═══ Source data ═══

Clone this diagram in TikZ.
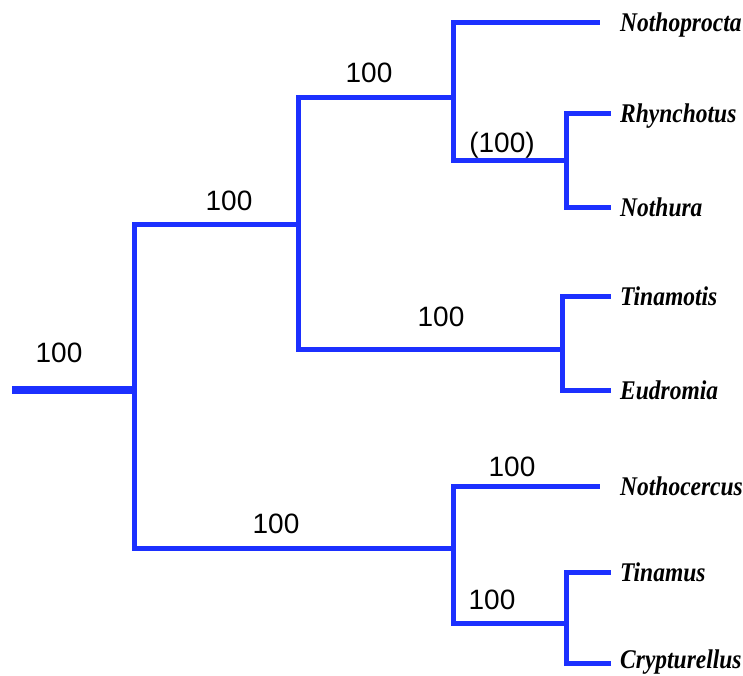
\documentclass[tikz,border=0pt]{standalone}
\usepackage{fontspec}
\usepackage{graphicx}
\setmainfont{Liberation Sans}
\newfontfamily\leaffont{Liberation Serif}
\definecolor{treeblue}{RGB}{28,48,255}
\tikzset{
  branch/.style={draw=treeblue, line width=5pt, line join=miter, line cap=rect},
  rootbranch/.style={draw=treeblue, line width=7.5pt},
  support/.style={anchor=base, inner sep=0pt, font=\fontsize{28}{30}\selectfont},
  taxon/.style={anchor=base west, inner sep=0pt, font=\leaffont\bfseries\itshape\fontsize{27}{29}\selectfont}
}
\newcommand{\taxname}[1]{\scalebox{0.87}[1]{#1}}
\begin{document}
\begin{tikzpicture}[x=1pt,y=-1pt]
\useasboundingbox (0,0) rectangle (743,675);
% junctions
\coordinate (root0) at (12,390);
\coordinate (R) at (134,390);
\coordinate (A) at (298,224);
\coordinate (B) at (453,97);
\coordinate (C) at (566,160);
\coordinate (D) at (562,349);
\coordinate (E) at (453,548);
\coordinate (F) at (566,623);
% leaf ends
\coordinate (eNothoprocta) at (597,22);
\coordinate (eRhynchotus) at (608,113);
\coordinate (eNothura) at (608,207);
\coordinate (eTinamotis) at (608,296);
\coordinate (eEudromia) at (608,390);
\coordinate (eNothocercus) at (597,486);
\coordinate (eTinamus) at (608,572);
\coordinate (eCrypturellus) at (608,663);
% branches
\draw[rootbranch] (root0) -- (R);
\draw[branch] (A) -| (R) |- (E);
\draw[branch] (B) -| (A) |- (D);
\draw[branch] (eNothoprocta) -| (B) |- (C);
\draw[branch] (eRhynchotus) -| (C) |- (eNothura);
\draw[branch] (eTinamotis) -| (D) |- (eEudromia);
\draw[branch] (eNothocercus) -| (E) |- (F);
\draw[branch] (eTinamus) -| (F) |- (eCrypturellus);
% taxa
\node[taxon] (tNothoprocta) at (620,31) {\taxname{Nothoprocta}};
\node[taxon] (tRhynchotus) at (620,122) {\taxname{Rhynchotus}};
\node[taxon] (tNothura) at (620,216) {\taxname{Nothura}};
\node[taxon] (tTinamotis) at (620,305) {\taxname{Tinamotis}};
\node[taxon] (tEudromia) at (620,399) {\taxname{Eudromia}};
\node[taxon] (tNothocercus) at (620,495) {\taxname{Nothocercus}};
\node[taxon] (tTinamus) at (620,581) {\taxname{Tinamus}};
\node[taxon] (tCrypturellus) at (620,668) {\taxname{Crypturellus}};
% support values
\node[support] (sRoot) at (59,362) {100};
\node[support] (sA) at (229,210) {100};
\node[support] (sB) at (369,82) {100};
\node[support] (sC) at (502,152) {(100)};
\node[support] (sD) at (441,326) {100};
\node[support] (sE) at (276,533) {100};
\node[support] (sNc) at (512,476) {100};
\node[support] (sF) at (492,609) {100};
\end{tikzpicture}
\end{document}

═══

## What to work on
Write the material out again exactly as it appears, dropping the pictures.

## Output for this exercise
Clone this diagram in TikZ.
\documentclass[tikz,border=0pt]{standalone}
\usepackage{fontspec}
\usepackage{graphicx}
\setmainfont{Liberation Sans}
\newfontfamily\leaffont{Liberation Serif}
\definecolor{treeblue}{RGB}{28,48,255}
\tikzset{
  branch/.style={draw=treeblue, line width=5pt, line join=miter, line cap=rect},
  rootbranch/.style={draw=treeblue, line width=7.5pt},
  support/.style={anchor=base, inner sep=0pt, font=\fontsize{28}{30}\selectfont},
  taxon/.style={anchor=base west, inner sep=0pt, font=\leaffont\bfseries\itshape\fontsize{27}{29}\selectfont}
}
\newcommand{\taxname}[1]{\scalebox{0.87}[1]{#1}}
\begin{document}
\begin{tikzpicture}[x=1pt,y=-1pt]
\useasboundingbox (0,0) rectangle (743,675);
% junctions
\coordinate (root0) at (12,390);
\coordinate (R) at (134,390);
\coordinate (A) at (298,224);
\coordinate (B) at (453,97);
\coordinate (C) at (566,160);
\coordinate (D) at (562,349);
\coordinate (E) at (453,548);
\coordinate (F) at (566,623);
% leaf ends
\coordinate (eNothoprocta) at (597,22);
\coordinate (eRhynchotus) at (608,113);
\coordinate (eNothura) at (608,207);
\coordinate (eTinamotis) at (608,296);
\coordinate (eEudromia) at (608,390);
\coordinate (eNothocercus) at (597,486);
\coordinate (eTinamus) at (608,572);
\coordinate (eCrypturellus) at (608,663);
% branches
\draw[rootbranch] (root0) -- (R);
\draw[branch] (A) -| (R) |- (E);
\draw[branch] (B) -| (A) |- (D);
\draw[branch] (eNothoprocta) -| (B) |- (C);
\draw[branch] (eRhynchotus) -| (C) |- (eNothura);
\draw[branch] (eTinamotis) -| (D) |- (eEudromia);
\draw[branch] (eNothocercus) -| (E) |- (F);
\draw[branch] (eTinamus) -| (F) |- (eCrypturellus);
% taxa
\node[taxon] (tNothoprocta) at (620,31) {\taxname{Nothoprocta}};
\node[taxon] (tRhynchotus) at (620,122) {\taxname{Rhynchotus}};
\node[taxon] (tNothura) at (620,216) {\taxname{Nothura}};
\node[taxon] (tTinamotis) at (620,305) {\taxname{Tinamotis}};
\node[taxon] (tEudromia) at (620,399) {\taxname{Eudromia}};
\node[taxon] (tNothocercus) at (620,495) {\taxname{Nothocercus}};
\node[taxon] (tTinamus) at (620,581) {\taxname{Tinamus}};
\node[taxon] (tCrypturellus) at (620,668) {\taxname{Crypturellus}};
% support values
\node[support] (sRoot) at (59,362) {100};
\node[support] (sA) at (229,210) {100};
\node[support] (sB) at (369,82) {100};
\node[support] (sC) at (502,152) {(100)};
\node[support] (sD) at (441,326) {100};
\node[support] (sE) at (276,533) {100};
\node[support] (sNc) at (512,476) {100};
\node[support] (sF) at (492,609) {100};
\end{tikzpicture}
\end{document}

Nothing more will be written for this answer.